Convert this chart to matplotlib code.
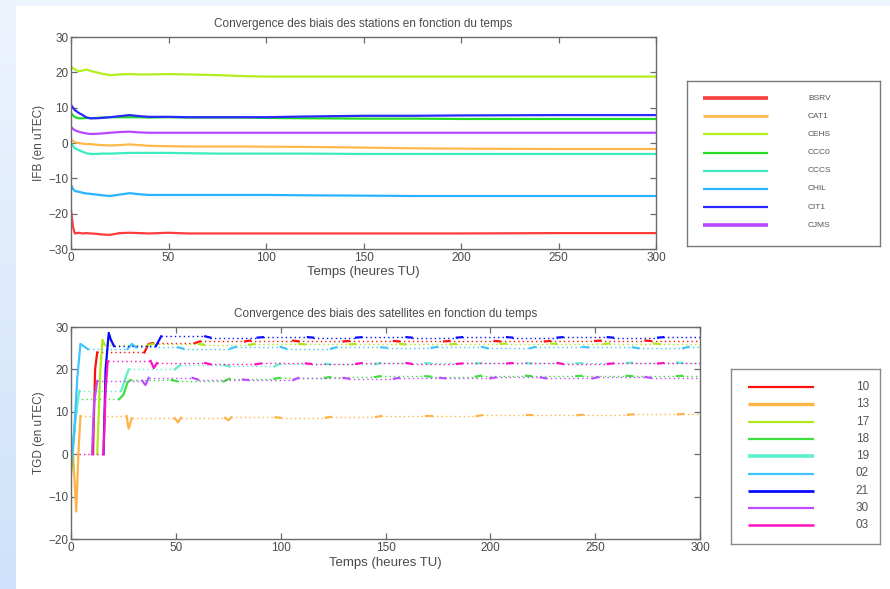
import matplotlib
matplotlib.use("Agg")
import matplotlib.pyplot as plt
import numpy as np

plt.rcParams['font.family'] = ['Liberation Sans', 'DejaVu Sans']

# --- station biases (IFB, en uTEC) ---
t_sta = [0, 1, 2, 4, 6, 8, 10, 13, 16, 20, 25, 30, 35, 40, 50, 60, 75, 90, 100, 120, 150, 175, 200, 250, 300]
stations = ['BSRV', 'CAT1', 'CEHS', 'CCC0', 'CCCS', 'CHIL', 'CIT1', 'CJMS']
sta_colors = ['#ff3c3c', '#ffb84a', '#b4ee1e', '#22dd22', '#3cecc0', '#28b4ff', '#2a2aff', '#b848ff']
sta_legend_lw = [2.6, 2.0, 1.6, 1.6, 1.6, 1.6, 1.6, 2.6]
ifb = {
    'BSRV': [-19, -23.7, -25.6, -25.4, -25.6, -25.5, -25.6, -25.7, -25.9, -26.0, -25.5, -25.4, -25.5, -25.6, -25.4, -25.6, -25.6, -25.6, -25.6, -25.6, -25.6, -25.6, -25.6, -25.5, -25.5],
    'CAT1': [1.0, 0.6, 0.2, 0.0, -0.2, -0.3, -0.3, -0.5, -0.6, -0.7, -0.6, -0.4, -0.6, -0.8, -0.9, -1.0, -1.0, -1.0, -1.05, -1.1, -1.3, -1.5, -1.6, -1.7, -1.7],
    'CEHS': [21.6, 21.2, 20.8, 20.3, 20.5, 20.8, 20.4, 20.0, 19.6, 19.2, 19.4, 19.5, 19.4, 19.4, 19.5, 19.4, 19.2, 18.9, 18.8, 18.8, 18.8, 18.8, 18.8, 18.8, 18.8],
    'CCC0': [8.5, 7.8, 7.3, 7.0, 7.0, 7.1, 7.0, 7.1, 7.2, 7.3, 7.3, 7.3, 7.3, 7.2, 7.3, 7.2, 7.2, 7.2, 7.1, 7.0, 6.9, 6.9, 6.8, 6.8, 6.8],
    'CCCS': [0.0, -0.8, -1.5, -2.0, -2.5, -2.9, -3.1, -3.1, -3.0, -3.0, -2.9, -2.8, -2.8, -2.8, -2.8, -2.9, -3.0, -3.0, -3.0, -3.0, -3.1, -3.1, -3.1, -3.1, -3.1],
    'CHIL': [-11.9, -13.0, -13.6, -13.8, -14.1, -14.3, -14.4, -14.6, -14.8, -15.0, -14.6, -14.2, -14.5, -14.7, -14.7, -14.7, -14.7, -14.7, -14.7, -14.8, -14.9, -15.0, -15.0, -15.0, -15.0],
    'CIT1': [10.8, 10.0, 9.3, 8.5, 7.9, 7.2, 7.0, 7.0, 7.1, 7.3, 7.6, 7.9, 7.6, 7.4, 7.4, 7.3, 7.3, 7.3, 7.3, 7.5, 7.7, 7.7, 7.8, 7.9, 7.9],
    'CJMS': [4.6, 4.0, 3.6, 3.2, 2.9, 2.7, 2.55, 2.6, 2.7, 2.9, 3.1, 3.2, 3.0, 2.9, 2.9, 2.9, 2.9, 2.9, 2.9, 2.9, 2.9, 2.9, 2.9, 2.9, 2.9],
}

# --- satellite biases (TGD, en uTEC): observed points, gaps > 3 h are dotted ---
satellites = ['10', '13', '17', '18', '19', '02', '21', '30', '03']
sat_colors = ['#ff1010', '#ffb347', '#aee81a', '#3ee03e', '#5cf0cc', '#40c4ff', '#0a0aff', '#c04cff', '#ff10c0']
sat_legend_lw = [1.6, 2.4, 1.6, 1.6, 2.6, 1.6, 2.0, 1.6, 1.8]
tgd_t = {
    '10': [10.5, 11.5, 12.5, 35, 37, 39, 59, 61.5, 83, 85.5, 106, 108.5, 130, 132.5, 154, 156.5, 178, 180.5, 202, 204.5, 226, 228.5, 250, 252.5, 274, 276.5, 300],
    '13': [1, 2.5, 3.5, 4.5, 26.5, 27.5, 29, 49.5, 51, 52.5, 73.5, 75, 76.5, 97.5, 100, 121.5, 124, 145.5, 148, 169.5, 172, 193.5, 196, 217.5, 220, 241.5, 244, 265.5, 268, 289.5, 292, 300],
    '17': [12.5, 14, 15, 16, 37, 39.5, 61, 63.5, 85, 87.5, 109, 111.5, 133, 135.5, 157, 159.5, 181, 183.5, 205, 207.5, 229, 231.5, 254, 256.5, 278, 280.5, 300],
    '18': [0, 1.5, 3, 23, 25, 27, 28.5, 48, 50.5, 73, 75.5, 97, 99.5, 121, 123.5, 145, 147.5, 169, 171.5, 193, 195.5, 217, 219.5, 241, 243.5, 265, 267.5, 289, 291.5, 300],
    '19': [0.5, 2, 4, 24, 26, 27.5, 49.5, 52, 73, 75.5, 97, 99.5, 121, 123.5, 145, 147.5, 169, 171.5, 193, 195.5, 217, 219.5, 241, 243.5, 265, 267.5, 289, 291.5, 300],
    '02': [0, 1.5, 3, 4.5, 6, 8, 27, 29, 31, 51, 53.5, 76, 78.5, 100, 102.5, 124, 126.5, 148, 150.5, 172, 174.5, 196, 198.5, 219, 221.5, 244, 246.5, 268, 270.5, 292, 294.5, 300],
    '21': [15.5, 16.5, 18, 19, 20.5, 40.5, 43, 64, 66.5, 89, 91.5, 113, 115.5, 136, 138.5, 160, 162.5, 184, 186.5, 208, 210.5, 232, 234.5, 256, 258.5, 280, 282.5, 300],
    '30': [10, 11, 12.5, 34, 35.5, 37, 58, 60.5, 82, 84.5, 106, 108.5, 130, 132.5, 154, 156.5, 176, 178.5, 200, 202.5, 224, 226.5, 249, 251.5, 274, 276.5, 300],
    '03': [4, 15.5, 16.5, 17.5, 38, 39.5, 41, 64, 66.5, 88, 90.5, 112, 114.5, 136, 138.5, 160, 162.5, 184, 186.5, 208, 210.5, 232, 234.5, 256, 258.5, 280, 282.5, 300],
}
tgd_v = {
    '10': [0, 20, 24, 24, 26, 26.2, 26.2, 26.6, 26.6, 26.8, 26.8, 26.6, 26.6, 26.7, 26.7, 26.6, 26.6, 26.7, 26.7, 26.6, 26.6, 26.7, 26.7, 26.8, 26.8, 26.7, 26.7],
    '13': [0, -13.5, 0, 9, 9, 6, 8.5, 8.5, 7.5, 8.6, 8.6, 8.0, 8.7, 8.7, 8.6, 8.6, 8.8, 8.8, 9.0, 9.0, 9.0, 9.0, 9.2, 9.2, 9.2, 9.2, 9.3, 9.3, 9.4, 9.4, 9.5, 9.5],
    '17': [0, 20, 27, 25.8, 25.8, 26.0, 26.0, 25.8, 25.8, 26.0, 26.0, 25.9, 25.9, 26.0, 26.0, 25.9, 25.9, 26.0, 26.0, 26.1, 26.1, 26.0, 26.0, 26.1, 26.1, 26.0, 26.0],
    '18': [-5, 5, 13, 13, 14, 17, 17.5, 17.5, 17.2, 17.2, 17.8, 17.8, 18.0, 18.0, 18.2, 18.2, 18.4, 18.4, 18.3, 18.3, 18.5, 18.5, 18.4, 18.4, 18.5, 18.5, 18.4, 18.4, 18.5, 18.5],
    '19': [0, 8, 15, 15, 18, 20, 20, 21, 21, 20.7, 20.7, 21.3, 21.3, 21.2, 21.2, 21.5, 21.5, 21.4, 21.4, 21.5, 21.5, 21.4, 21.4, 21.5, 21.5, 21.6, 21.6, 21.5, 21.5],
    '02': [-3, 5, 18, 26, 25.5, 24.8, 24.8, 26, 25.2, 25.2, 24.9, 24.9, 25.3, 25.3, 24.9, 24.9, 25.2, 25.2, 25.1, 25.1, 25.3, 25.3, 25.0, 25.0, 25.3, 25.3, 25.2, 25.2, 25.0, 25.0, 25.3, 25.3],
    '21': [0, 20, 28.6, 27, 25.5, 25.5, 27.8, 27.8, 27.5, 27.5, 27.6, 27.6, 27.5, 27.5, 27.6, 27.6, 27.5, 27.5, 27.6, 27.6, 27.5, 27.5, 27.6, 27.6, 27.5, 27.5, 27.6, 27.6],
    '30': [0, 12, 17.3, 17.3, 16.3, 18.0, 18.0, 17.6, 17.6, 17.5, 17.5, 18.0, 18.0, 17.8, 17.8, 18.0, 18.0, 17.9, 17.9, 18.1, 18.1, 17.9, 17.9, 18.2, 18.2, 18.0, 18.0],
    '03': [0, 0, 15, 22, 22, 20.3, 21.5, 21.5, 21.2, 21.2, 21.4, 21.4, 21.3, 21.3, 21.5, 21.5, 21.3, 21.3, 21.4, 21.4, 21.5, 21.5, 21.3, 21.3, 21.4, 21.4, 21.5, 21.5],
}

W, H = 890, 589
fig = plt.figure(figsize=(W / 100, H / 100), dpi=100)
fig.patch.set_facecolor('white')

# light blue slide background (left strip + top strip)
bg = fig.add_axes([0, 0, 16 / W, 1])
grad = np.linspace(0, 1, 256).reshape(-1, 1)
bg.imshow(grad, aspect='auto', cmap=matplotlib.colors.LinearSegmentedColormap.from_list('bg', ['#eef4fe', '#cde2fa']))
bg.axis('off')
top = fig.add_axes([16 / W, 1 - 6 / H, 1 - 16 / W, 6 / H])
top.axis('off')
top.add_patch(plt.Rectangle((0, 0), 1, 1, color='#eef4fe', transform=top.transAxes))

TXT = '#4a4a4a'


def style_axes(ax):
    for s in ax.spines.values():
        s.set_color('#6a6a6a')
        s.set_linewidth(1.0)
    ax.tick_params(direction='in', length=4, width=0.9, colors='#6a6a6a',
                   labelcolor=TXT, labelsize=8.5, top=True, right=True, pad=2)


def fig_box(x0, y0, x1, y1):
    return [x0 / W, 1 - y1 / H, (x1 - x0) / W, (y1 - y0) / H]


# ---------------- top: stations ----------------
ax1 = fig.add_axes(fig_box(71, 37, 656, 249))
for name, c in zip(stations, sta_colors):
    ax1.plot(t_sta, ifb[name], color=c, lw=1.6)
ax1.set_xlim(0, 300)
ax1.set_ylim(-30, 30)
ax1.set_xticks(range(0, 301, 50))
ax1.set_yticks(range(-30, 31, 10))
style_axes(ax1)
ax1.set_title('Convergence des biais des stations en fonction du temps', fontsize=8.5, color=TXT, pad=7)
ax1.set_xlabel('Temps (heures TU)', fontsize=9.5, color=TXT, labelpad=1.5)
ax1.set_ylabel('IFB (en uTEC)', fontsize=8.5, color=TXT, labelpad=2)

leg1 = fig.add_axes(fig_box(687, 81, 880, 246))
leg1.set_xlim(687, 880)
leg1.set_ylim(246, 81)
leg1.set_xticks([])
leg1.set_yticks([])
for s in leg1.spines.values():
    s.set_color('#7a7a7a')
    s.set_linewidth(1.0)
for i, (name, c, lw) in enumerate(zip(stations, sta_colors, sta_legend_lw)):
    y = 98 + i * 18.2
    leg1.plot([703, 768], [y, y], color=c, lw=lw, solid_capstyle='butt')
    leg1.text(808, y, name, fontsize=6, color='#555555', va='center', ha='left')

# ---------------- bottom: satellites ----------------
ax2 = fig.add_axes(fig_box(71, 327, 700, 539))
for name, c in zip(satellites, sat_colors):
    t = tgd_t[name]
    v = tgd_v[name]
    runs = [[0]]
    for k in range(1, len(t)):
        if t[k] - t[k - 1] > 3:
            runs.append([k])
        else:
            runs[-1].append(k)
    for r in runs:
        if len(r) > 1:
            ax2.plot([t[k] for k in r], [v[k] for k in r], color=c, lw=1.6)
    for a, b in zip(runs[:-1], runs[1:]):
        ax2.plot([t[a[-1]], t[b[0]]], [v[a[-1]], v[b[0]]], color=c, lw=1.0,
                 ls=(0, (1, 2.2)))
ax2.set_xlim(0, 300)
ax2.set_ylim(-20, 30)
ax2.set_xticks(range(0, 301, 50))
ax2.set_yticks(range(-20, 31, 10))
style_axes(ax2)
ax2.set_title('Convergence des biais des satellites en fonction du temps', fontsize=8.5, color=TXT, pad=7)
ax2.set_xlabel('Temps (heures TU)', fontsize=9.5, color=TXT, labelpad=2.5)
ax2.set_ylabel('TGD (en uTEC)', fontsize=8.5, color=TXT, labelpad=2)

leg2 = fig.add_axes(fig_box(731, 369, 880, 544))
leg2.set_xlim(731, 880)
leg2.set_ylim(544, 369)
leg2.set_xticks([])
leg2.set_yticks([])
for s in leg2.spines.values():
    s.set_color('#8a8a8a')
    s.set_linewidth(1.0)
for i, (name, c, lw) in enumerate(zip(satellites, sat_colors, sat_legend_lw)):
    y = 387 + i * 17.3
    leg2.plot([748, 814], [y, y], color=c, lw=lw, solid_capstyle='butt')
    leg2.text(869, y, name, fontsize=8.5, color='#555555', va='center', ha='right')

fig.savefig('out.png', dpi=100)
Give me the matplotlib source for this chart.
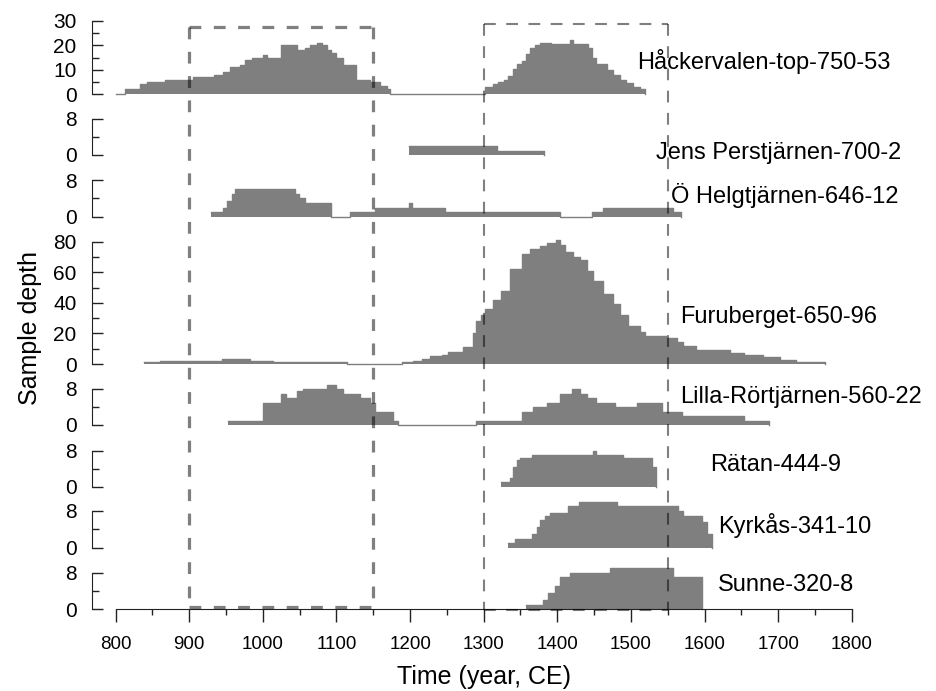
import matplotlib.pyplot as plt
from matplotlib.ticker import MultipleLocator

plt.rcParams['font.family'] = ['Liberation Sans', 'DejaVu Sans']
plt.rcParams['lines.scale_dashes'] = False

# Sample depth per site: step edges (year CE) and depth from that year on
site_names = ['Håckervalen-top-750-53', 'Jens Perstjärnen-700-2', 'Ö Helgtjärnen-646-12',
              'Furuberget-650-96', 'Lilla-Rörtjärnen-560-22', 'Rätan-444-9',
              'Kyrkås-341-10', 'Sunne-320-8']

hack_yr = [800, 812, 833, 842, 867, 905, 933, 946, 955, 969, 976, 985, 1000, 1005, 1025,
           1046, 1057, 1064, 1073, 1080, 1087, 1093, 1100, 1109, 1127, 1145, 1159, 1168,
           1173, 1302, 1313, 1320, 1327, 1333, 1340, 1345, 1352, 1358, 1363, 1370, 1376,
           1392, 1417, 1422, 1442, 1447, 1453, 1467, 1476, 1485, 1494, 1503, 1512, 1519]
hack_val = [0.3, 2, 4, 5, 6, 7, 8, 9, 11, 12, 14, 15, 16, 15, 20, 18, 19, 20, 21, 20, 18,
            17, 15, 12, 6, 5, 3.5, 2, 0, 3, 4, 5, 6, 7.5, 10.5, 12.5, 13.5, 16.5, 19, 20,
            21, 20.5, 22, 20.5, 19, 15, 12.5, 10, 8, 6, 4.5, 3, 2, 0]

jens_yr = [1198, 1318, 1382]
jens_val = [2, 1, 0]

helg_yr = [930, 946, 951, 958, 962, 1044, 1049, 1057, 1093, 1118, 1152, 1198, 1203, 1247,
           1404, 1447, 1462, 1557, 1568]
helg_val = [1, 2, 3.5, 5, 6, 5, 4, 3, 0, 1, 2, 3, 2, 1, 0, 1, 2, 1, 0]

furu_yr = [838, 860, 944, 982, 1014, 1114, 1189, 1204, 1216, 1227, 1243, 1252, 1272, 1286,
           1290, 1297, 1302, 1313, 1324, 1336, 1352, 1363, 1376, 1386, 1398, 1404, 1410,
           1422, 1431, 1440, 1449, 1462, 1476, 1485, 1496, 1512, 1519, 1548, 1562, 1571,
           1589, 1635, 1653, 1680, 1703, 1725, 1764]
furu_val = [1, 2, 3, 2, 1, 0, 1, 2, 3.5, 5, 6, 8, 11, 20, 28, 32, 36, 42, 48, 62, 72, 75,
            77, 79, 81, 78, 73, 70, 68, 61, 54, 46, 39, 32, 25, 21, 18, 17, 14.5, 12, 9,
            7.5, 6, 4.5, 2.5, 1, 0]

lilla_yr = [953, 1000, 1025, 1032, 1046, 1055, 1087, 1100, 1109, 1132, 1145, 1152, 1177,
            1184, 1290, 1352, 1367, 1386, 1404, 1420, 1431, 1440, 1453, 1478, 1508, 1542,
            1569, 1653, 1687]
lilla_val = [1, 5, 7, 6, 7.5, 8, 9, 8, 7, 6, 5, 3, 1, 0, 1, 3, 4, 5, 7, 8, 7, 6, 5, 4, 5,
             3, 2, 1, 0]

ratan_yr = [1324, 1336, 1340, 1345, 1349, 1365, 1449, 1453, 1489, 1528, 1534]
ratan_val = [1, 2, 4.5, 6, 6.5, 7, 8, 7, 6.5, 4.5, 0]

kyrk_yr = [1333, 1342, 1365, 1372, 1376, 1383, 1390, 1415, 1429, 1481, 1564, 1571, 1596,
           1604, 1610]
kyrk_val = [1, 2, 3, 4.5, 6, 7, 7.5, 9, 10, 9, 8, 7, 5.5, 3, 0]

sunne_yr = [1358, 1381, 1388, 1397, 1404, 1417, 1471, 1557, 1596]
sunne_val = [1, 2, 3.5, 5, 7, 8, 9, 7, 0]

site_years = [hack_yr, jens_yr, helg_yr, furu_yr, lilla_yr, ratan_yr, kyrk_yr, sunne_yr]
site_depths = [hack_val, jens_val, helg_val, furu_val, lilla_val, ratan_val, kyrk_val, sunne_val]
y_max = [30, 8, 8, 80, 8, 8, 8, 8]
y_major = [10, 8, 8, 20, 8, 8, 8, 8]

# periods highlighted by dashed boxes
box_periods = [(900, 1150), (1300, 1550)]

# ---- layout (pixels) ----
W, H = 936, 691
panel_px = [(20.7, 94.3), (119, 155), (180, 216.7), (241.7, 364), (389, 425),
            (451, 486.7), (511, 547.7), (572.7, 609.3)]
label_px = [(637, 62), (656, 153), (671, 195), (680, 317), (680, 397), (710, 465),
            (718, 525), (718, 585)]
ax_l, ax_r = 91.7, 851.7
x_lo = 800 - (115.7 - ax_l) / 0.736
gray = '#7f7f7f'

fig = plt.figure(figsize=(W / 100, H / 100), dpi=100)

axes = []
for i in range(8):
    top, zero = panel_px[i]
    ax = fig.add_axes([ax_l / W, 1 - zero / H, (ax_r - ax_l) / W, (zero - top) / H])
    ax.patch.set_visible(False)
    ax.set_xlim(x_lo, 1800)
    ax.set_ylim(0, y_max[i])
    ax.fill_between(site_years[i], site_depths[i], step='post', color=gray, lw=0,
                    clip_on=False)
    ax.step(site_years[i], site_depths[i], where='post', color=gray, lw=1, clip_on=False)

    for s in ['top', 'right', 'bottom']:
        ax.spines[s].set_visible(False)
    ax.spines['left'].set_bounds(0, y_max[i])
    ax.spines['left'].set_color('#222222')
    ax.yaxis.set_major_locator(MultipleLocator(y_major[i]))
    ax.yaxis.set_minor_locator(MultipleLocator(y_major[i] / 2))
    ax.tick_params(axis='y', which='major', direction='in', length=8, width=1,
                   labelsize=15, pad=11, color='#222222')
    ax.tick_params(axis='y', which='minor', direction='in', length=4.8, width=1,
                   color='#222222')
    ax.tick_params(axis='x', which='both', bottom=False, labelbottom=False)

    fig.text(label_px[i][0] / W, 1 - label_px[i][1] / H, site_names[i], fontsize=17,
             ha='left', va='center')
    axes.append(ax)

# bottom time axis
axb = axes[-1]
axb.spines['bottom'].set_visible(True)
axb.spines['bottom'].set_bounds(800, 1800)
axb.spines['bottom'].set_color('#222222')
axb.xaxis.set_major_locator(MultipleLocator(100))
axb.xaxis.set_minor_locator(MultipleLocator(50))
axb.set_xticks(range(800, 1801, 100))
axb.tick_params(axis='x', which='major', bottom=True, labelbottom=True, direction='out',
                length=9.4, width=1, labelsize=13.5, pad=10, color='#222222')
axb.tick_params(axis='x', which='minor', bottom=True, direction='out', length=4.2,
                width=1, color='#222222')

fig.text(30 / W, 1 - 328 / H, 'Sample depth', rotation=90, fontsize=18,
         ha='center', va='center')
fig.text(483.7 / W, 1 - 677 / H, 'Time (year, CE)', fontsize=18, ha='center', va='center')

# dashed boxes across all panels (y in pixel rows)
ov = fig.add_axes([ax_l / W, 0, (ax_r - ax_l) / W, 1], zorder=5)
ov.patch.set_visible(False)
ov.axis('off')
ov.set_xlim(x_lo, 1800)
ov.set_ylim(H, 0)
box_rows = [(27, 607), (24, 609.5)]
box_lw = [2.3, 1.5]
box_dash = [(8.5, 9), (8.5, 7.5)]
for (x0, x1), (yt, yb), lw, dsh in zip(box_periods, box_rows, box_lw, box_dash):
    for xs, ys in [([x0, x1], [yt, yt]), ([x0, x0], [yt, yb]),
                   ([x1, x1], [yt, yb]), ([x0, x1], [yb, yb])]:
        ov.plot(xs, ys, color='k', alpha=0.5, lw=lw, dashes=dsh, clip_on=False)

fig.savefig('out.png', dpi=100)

## What is expected:
Look above for lines with the word "matplotlib" and copy them all.

## Task answer:
Convert this chart to matplotlib code.
import matplotlib
matplotlib.use("Agg")
import matplotlib.pyplot as plt
bg.imshow(grad, aspect='auto', cmap=matplotlib.colors.LinearSegmentedColormap.from_list('bg', ['#eef4fe', '#cde2fa']))
Give me the matplotlib source for this chart.
import matplotlib.pyplot as plt
from matplotlib.ticker import MultipleLocator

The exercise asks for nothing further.